How to Seek Forgiveness
To find true forgiveness, a person must admit their sin. It is a barrier to forgiveness if a person attempts to justify sin as a simple mistake, human shortcoming, or transient slip of judgment or if they reject the sin entirely.
According to 1 John 1:8-10, if we profess ourselves as sinless, we deceive ourselves, and the truth is not in us. However, if we confess our sins, he will forgive and cleanse us of all unrighteousness.
Jesus provided Himself as an atonement for sin to allow God’s forgiveness. During the Last Supper, Jesus referenced this sacrifice by telling His disciples that His blood would be shed to forgive sins (Matthew 26:28). After the resurrection, the apostles spread the gospel of forgiveness through Jesus Christ to Jews and Gentiles alike.
Biblical forgiveness helps the person who was hurt and is meant to help the person who did wrong. For that to happen, the person who did wrong must first admit they did something wrong.
Sometimes it’s okay for the hurt person not to forget what happened until the person who did wrong asks for forgiveness.

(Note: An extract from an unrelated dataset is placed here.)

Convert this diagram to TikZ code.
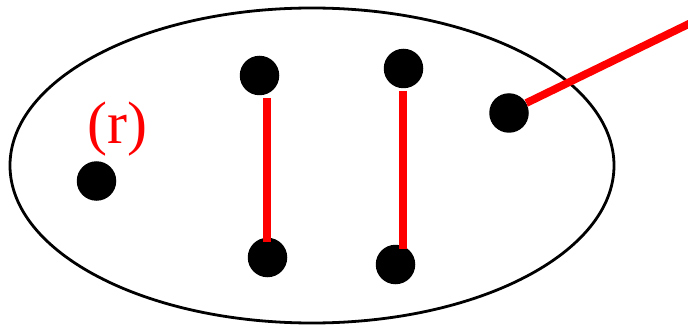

According to Jesus’ teachings, one should always be willing to forgive when asked. However, the request may not always be sincere; even if it is, the person may make the same mistake again. We should remember we do the same to God, yet He forgives us.
Similar to how God extends mercy and forgives our sins, we must also show compassion and forgive those who wrong us.
Forgiveness involves releasing any feelings of anger or grudges towards the offender and choosing to forgive them. It does not mean forgetting what happened, but it does require us to let go of any resentment and possibly work towards repairing the relationship with the individual who hurt us.